If anything, we’re the ones who’ve been the object of “blacklists.” The vast majority of our contributors are delightful people whom we’d love to meet in person. Thankfully, only a handful have ranged from insecure to delusional.
For example, not long ago we returned a submission that had so many errors in grammar and punctuation that it was nearly incomprehensible and, in any case, unreadable. And we pointed out examples. We received a hostile reply saying that the writer’s friends and teachers had read his work and liked it. That would be funny if it weren’t so sad: those friends and teachers must have written the guy off as a hopeless case and were trying to get rid of him.
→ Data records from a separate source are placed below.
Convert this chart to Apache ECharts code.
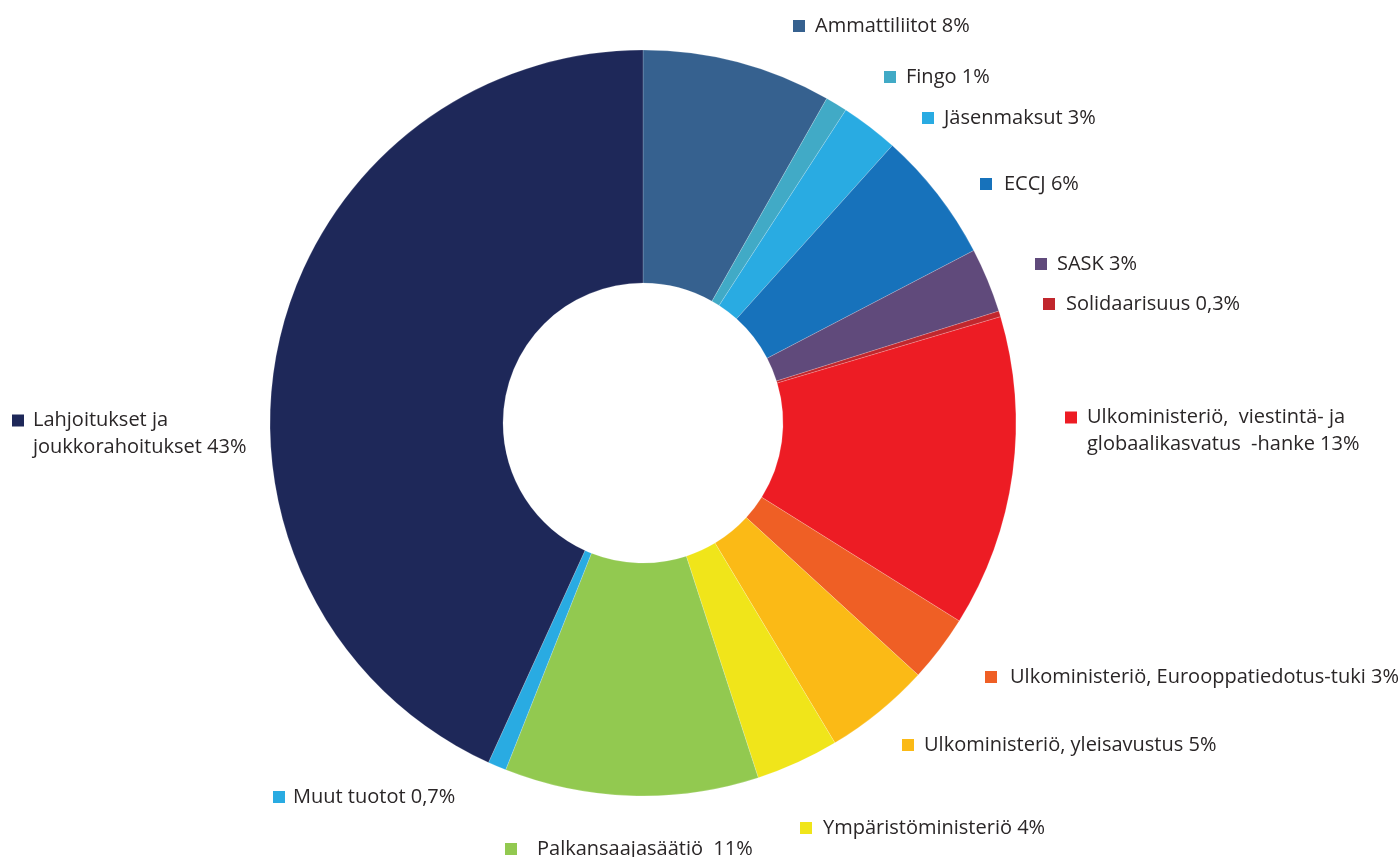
<!DOCTYPE html>
<html>
<head>
<meta charset="utf-8">
<script src="https://cdn.jsdelivr.net/npm/echarts@6/dist/echarts.min.js"></script>
<style>
  html, body { margin: 0; padding: 0; background: #ffffff; }
  #chart { width: 1400px; height: 857px; }
</style>
</head>
<body>
<div id="chart"></div>
<script>
// Categories in clockwise order starting at 12 o'clock
const categories = [
  'Ammattiliitot',
  'Fingo',
  'Jäsenmaksut',
  'ECCJ',
  'SASK',
  'Solidaarisuus',
  'Ulkoministeriö,  viestintä- ja\nglobaalikasvatus  -hanke',
  'Ulkoministeriö, Eurooppatiedotus-tuki',
  'Ulkoministeriö, yleisavustus',
  'Ympäristöministeriö',
  'Palkansaajasäätiö ',
  'Muut tuotot',
  'Lahjoitukset ja\njoukkorahoitukset'
];
// Percent shares (slice sizes)
const shares = [8.2, 0.95, 2.5, 5.7, 2.8, 0.25, 13.5, 2.9, 4.6, 3.6, 11.0, 0.8, 43.2];
// Printed percentage labels
const pctLabels = ['8%', '1%', '3%', '6%', '3%', '0,3%', '13%', '3%', '5%', '4%', '11%', '0,7%', '43%'];

// Styles / layout (not data)
const colors = ['#36618F', '#41AAC6', '#29ABE2', '#1772BB', '#604A7B', '#C1272D',
                '#ED1C24', '#EF5F25', '#FBBA16', '#F0E51A', '#92C950', '#29ABE2', '#1E2859'];
const labelPos = [
  [793, 26], [884, 77], [922, 118], [980, 184], [1035, 264], [1043, 304],
  [1065, 431], [985, 677], [902, 745], [800, 828], [505, 849], [273, 797], [12, 434]
];
const labelGap = [10, 10, 10, 12, 10, 11, 10, 13, 10, 11, 20, 8, 9];

const chart = echarts.init(document.getElementById('chart'));

const data = categories.map((name, i) => {
  const lines = name.split('\n');
  let fmt = '{sq' + i + '|}{g' + i + '|}{t|' + lines[0] + (lines.length === 1 ? ' ' + pctLabels[i] : '') + '}';
  if (lines.length > 1) {
    fmt += '\n{in' + i + '|}{t|' + lines[1] + ' ' + pctLabels[i] + '}';
  }
  const rich = { t: { fontSize: 20, color: '#2A2627', fontFamily: '"Open Sans", sans-serif', fontWeight: 400, lineHeight: 27 } };
  rich['sq' + i] = { width: 12, height: 12, backgroundColor: colors[i], verticalAlign: 'middle' };
  rich['g' + i] = { width: labelGap[i] };
  rich['in' + i] = { width: 12 + labelGap[i] };
  return {
    name: name,
    value: shares[i],
    itemStyle: { color: colors[i] },
    label: { formatter: fmt, rich: rich }
  };
});

chart.setOption({
  backgroundColor: '#ffffff',
  animation: false,
  series: [{
    type: 'pie',
    center: [643, 423],
    radius: [140, 373],
    startAngle: 90,
    clockwise: true,
    avoidLabelOverlap: false,
    itemStyle: { borderColor: 'rgba(255,255,255,0.3)', borderWidth: 0.6 },
    label: { show: true, position: 'outside' },
    labelLine: { show: false },
    labelLayout: function (params) {
      const p = labelPos[params.dataIndex];
      return { x: p[0], y: p[1], align: 'left', verticalAlign: 'middle', hideOverlap: false, moveOverlap: null };
    },
    emphasis: { disabled: true },
    data: data
  }]
});
</script>
</body>
</html>
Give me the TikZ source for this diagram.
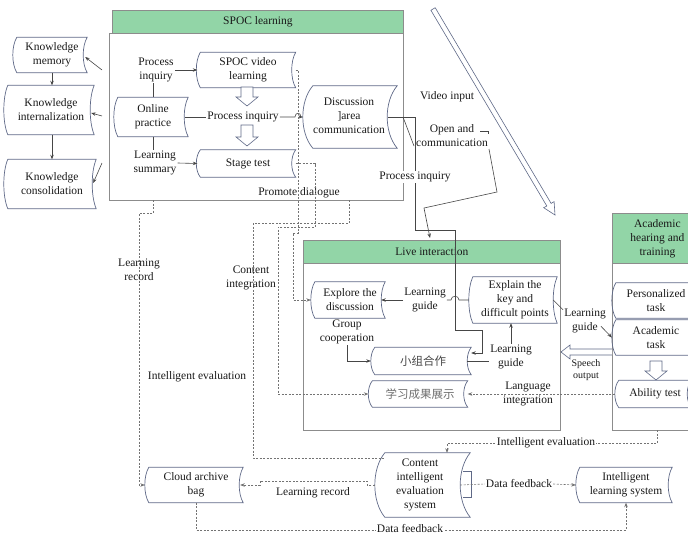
\documentclass[tikz,border=0pt]{standalone}
\usepackage{fontspec}
\setmainfont{Liberation Serif}
\newfontfamily\cjk{Noto Sans CJK SC}
\usetikzlibrary{arrows.meta,calc}

\definecolor{hdrgreen}{RGB}{146,213,167}
\definecolor{boxline}{RGB}{140,140,140}
\definecolor{shapeline}{RGB}{95,105,135}
\definecolor{conn}{RGB}{70,70,70}
\definecolor{dconn}{RGB}{115,115,115}
\definecolor{txt}{RGB}{25,25,25}
\definecolor{cjkdark}{RGB}{70,70,70}
\definecolor{cjklight}{RGB}{110,110,110}

\tikzset{
  base/.style={font=\fontsize{11.5}{14}\selectfont, text=txt},
  sdnode/.style={base, align=center, inner sep=0pt},
  lbl/.style={base, align=center, inner sep=1pt},
  wlbl/.style={lbl, fill=white},
  smalllbl/.style={lbl, font=\fontsize{10}{12}\selectfont},
  panel/.style={draw=boxline, line width=0.8pt},
  header/.style={panel, base, align=center, fill=hdrgreen},
  sdline/.style={draw=shapeline, line width=0.7pt},
  hollow/.style={draw=shapeline, line width=0.6pt, fill=white},
  tip/.style={-{Stealth[length=4.5pt,width=3.5pt]}},
  link/.style={draw=conn, line width=0.6pt},
  arr/.style={link, tip},
  dlink/.style={draw=dconn, line width=0.6pt, dash pattern=on 2pt off 1.5pt},
  darr/.style={dlink, tip},
}

% stored-data outline around a node: convex left side, concave right side
\newcommand\sdbox[2][4]{%
  \draw[sdline] let \p1=(#2.north west), \p2=(#2.south east),
    \n1={0.25*(\y1-\y2)}, \n2={1.333*#1} in
    (\x1,\y1) .. controls (\x1-\n2,\y1-\n1) and (\x1-\n2,\y2+\n1) .. (\x1,\y2)
    -- (\x2,\y2) .. controls (\x2-\n2,\y2+\n1) and (\x2-\n2,\y1-\n1) .. (\x2,\y1) -- cycle;}

% hollow block arrow pointing down: x, top y, tip y
\newcommand\hdown[3]{%
  \draw[hollow] (#1-6,#2) -- (#1+6,#2) -- (#1+6,#3-9) -- (#1+11,#3-9) -- (#1,#3)
    -- (#1-11,#3-9) -- (#1-6,#3-9) -- cycle;}

% centred text block with extra room on its right
\newcommand\padtext[2]{\begin{tabular}{@{}c@{\hspace{#1}}}#2\end{tabular}}

\begin{document}
\begin{tikzpicture}[x=1pt,y=-1pt]
\useasboundingbox (0,0) rectangle (688,535);
\clip (0,0) rectangle (688,535);

% ---------- panels ----------
\node[panel, anchor=north west, minimum width=294pt, minimum height=167pt] (spoc) at (109,33) {};
\node[header, anchor=north west, minimum width=291pt, minimum height=23pt] (spochd) at (112,10) {SPOC learning};
\node[panel, anchor=north west, minimum width=257pt, minimum height=167pt] (live) at (303,263) {};
\node[header, anchor=north west, minimum width=257pt, minimum height=23pt] (livehd) at (303,240) {Live interaction};
\node[panel, anchor=north west, minimum width=90pt, minimum height=167pt] (acad) at (612,263) {};
\node[header, anchor=north west, minimum width=90pt, minimum height=50pt] (acadhd) at (612,213) {Academic\\hearing and\\training};

% ---------- knowledge column ----------
\node[sdnode, minimum width=70pt, minimum height=35pt] (km) at (52,55) {Knowledge\\memory};
\node[sdnode, minimum width=86pt, minimum height=49pt] (ki) at (51,110) {Knowledge\\internalization};
\node[sdnode, minimum width=88pt, minimum height=49pt] (kc) at (52,184) {Knowledge\\consolidation};
\sdbox{km}\sdbox{ki}\sdbox{kc}

% ---------- SPOC learning ----------
\node[sdnode, minimum width=95pt, minimum height=35pt] (svl) at (248,70) {SPOC video\\learning};
\node[sdnode, minimum width=70pt, minimum height=39pt] (op) at (153,117) {Online\\practice};
\node[sdnode, minimum width=95pt, minimum height=27pt] (st) at (248,163.5) {Stage test};
\node[sdnode, minimum width=84pt, minimum height=62pt] (disc) at (355,117) {\padtext{12pt}{Discussion\\]area\\communication}};
\sdbox{svl}\sdbox{op}\sdbox{st}\sdbox[10]{disc}
\node[lbl] (pi1) at (156,70) {Process\\inquiry};
\node[lbl] (ls) at (155,163) {Learning\\summary};
\node[lbl] (pi2) at (243,117) {Process inquiry};
\node[wlbl] (pd) at (299,193) {Promote dialogue};
\hdown{247}{87}{106}
\hdown{247}{125}{146}

% ---------- live interaction ----------
\node[sdnode, minimum width=70pt, minimum height=36pt] (ed) at (350,300) {Explore the\\discussion};
\node[sdnode, minimum width=84pt, minimum height=46pt] (ek) at (515,300) {Explain the\\key and\\difficult points};
\node[sdnode, minimum width=96pt, minimum height=27pt, text=cjkdark] (xz) at (423,361) {\cjk 小组合作};
\node[sdnode, minimum width=95pt, minimum height=26pt, text=cjklight] (xx) at (420,394) {\cjk 学习成果展示};
\sdbox{ed}\sdbox{ek}\sdbox{xz}\sdbox{xx}

% ---------- academic hearing and training ----------
\node[sdnode, minimum width=80pt, minimum height=35pt] (pt) at (656,300.5) {Personalized\\task};
\node[sdnode, minimum width=80pt, minimum height=35pt] (at) at (656,337.5) {Academic\\task};
\node[sdnode, minimum width=72pt, minimum height=27pt] (ab) at (655,394) {Ability test};
\sdbox{pt}\sdbox{at}\sdbox{ab}
\hdown{656}{361}{380}
% speech output towards the live panel
\draw[hollow] (612,349) -- (570,349) -- (570,345) -- (561,352) -- (570,359) -- (570,355) -- (612,355);

% ---------- evaluation row ----------
\node[sdnode, minimum width=94pt, minimum height=35pt] (cab) at (196,485) {Cloud archive\\bag};
\node[sdnode, minimum width=85pt, minimum height=64pt] (cie) at (427.5,485) {\padtext{15pt}{Content\\intelligent\\evaluation\\system}};
\node[sdnode, minimum width=92pt, minimum height=35pt] (ils) at (626,485) {Intelligent\\learning system};
\sdbox{cab}\sdbox[10]{cie}\sdbox{ils}
\draw[sdline] ([xshift=-7pt,yshift=14pt]cie.east) -| ([xshift=1pt,yshift=-12pt]cie.east) -- ([xshift=-7pt,yshift=-12pt]cie.east);

% ---------- video input ----------
\draw[hollow] (430.9,10.3) -- (546.8,206.0) -- (543.7,207.7) -- (555,215) -- (554.1,201.6)
  -- (551.1,203.4) -- (435.2,7.7) -- cycle;
\node[lbl] (vi) at (447,97) {Video input};

% ---------- solid connectors ----------
\draw[arr] (km.south) -- (km.south |- ki.north);
\draw[arr] (km.south |- ki.south) -- (km.south |- kc.north);
\coordinate (o1) at (102,70);
\coordinate (o2) at (102,116);
\coordinate (o3) at (102,163);
\draw[arr] (o1) -- ([xshift=-2pt,yshift=-2pt]km.east);
\draw[arr] (o2) -- ([xshift=-3pt,yshift=-3pt]ki.east);
\draw[arr] (o3) -- ([xshift=-3pt,yshift=1pt]kc.east);

\draw[arr] (pi1.east) -- ([xshift=-3pt]svl.west);
\draw[link] (pi1.south -| op.north) -- (op.north);
\draw[link] (op.south) -- (op.south |- ls.north);
\draw[arr] (ls.east) -- ([xshift=-3pt]st.west);
\draw[link] ([xshift=-3pt]op.east) -- (pi2.west);
\draw[arr] (pi2.east) -- (295,117) .. controls (295,112) and (301,112) .. (301,117) -- ([xshift=-10pt]disc.west);

% process inquiry towards group work
\draw[arr] ([xshift=-9pt]disc.east) -- (415,117) -- (415,230) -- (455,230) -- (455,330)
  -- (482,330) -- (482,353) -- (xz.east |- 0,353);
\node[wlbl] (pi3) at (415,177) {Process inquiry};

% open communication into the live panel
\coordinate (b0) at (403,117);
\coordinate (b1) at (414,146);
\draw[link] (b0) -- (b1);
\node[lbl] (oc) at (452,136) {Open and\\communication};
\coordinate (b2) at (480,131);
\draw[link] (b2) -- (488,131) -- (488,134);
\coordinate (b3) at (489,149);
\draw[arr] (b3) -- (497,192) -- (424,208) -- (430,238);

\node[wlbl] (lg1) at (425,300) {Learning\\guide};
\draw[link] ([xshift=-4pt]ek.west) -- (459,300) .. controls (459,295) and (451,295) .. (451,300) -- (lg1.east);
\draw[arr] (lg1.west) -- ([xshift=-4pt]ed.east);

\node[lbl] (gc) at (347,332) {Group\\cooperation};
\draw[arr] (gc.south) |- ([xshift=-4pt]xz.west);

\node[lbl] (lg2) at (511,357) {Learning\\guide};
\draw[link] ([xshift=-4pt]xz.east) -- (xz.east -| lg2.west);
\draw[arr] (lg2.north) -- (lg2.north |- ek.south);

\node[lbl] (lg3) at (585,321) {Learning\\guide};
\draw[link] ([xshift=-4pt]ek.east) -- ([yshift=-2pt]lg3.north west);
\draw[arr] ([xshift=-6pt,yshift=8pt]lg3.south east) -- ([xshift=-4pt]at.west);
\node[smalllbl] (so) at (586,370) {Speech\\output};

% ---------- dashed connectors ----------
\draw[darr] (svl.east) -- (298,70) -- (298,233) -- (293,233) -- (293,300) -- ([xshift=-4pt]ed.west);
\draw[darr] (st.east) -- (315,163.5) -- (315,227) -- (278,227) -- (278,394) -- ([xshift=-4pt]xx.west);
\coordinate (p1) at (349,200);
\draw[dlink] (p1) -- (349,223) -- (253,223) -- (253,458) -- (cie.north west |- 0,458);
\coordinate (p2) at (153,200);
\draw[darr] (p2) -- (153,213) -- (139,213) -- (139,485) -- ([xshift=-4pt]cab.west);
\draw[darr] ([xshift=-4pt]ab.west) -- (xx.east);
\node[lbl] (li) at (528,394) {Language\\integration};

\draw[darr] ([xshift=-10pt]cie.west) -- (367,485) -- (367,481) -- (260,481) -- (260,485) -- ([xshift=-3pt]cab.east);
\node[lbl] (lr2) at (313,493) {Learning record};

\node[wlbl] (df1) at (519,484) {Data feedback};
\draw[dlink] ([xshift=-10pt]cie.east) -- (df1.west);
\draw[darr] (df1.east) -- ([xshift=-4pt]ils.west);

\draw[darr] (cab.south) |- (ils.south |- 0,530) -- (ils.south);
\node[wlbl, inner ysep=0pt] (df2) at (410,528.5) {Data feedback};

\coordinate (p3) at (657,430);
\draw[darr] (p3) -- (657,443) -- (447,443) -- (cie.north -| 447,0);
\node[wlbl] (ie2) at (546,443) {Intelligent evaluation};

\node[lbl] (lr1) at (139,270) {Learning\\record};
\node[lbl] (ci) at (251,278) {Content\\integration};
\node[lbl] (ie1) at (197,377) {Intelligent evaluation};
\end{tikzpicture}
\end{document}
We don’t do that.
6. What one question on this topic do you wish I’d asked that I didn’t? And how would you answer it?
What tools are necessary to quality writing? Comprehensive dictionaries, thesauruses and style books — and not just what you can find online. And read. A lot.
[Managing Editor] When I was a student, I never seriously thought that a degree in language and literature would ever be of any practical use. Now I find it indispensable; I use it constantly, every day.
Can one become a writer without a degree in literature? Of course. By analogy, to be a skilled and creative carpenter, you don’t need a professional license, but you do need tools, experience, and good models. The same goes for writing. It’s as much craft as it is art.